By Shari Narine
Sweetgrass Contributing Editor
ERMINESKIN CREE NATION
July 21, 2016.
Treaty 6 Grand Chief Randy Ermineskin is calling for changes to the Child, Youth and Family Enhancement Act and for First Nations to be in full partnership in those changes.
Ermineskin was responding to the release of two reports Tuesday – one by the auditor general and one by the Office of the Child and Youth Advocate - that were critical of how the Alberta government handled Indigenous children in care. Aboriginal children presently represent 69 per cent of those in care although they make up only 10 per cent of the children in Alberta.

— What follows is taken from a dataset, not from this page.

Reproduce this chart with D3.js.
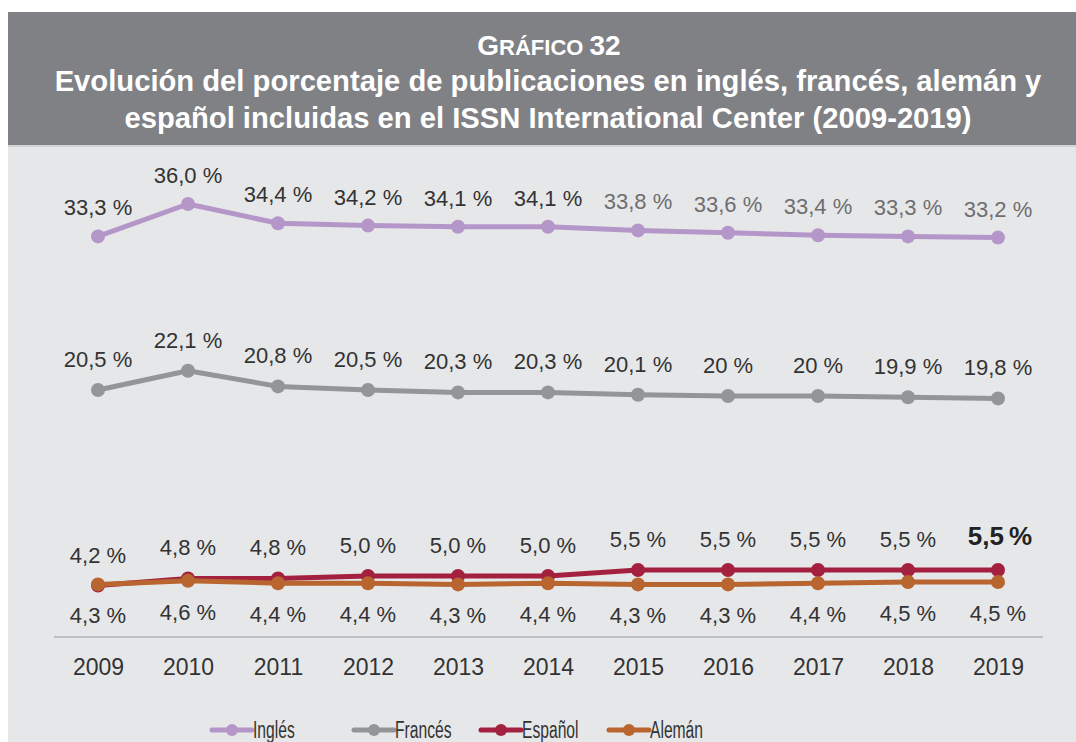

“First Nations expect full engagement in making fundamental changes to assist in reducing the over-representation of First Nations children in the child intervention system,” said Ermineskin.

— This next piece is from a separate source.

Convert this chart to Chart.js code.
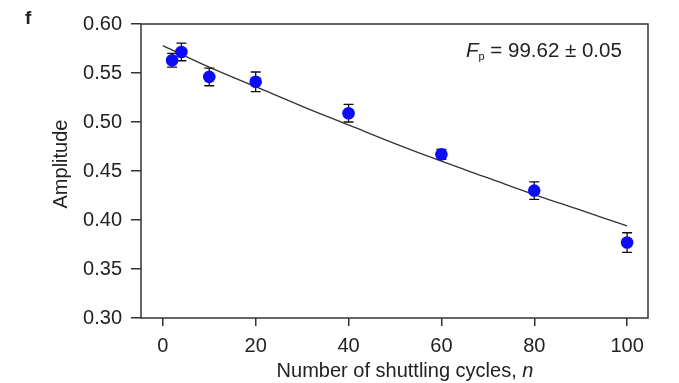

Child and Youth Advocate Del Graff began the first meetings for his report, Voices for Change, in January 2014. His intentions were to guide some of the changes the Conservative government was looking at making to legislation. The preliminary work to review the Child, Youth and Family Enhancement Act had gotten underway, but an election call and change in government put an end to the review.
The Child, Youth and Family Enhancement Act, which Ermineskin says is in “dire need” of change, has been in place since 2004.

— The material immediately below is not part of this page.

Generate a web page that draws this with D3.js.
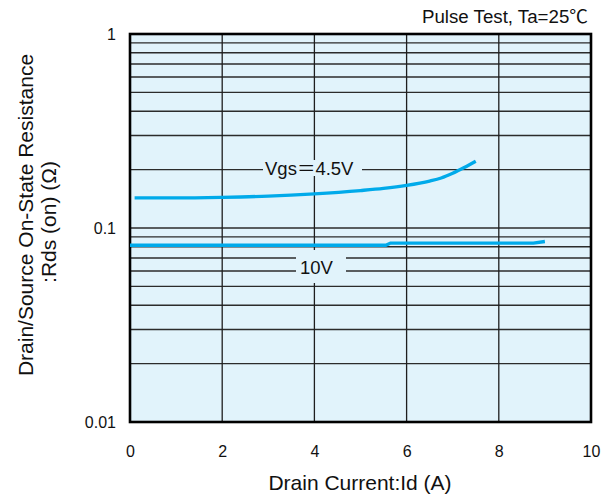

Graff wants his report to figure prominently in changes made to the act.
“I want to be able to put some pressure on the government to consider the things we have raised when they’re considering reviewing the legislation,” said Graff.
Graff and his staff spoke in depth with users of the child intervention system – Elders, parents and youth – and other stakeholders. Those discussions led to eight recommendations focused in four areas: legislation, governance and jurisdiction; resources, capacity and access; program and service delivery; and outcomes and accountability.
“We’re hopeful that what we’re recommending will be key considerations and in fact centre pieces in relation to that child welfare reform,” said Graff.
Auditor General Marwan Saher, who reviewed three key processes implemented by Alberta Human Services, which is responsible for child and family services, said improvements were needed – and the government was fully capable of delivering - in early supports and early intervention programming; in training staff in the area of intercultural understanding; and in ensuring processes supported a child-centred approach.
Indigenous Relations Minister Richard Feehan committed to using the reports as “starting points” and working with First Nation communities and Metis settlements in a “respectful, joint manner” to move forward.
However, Feehan said, changes were needed in more departments than Human Services.
“There are large structural reasons why we have found ourselves in this place in society and we need to take responsibility for all of those things,” he said.
Ermineskin said he expected changes in government policies to address the history of trauma; social determinants, which stem from colonialism, residential school, and current western ideologies; and poverty.
“All we ask, all governments, both federal and provincial, is that at the decision-making table we want First Nations representatives there,” said Ermineskin. “We want to make sure that we are truly involved in the process now.”
Aboriginal involvement was a key message that came through clearly during discussions with child welfare system recipients, said Graff.
“Giving Aboriginal people a greater voice in what the child welfare system looks like for their children and families, giving them greater authority in how they’re implemented. Certainly there will be challenges with that but if we’re ever to find a long term solution for these issues, I think they must reside in Aboriginal people having greater control over what happens to their children,” said Graff.
“We’ve just got to start working together to make these structures a little more solid so our First Nations kids and families can start getting together and be a family once again,” said Ermineskin.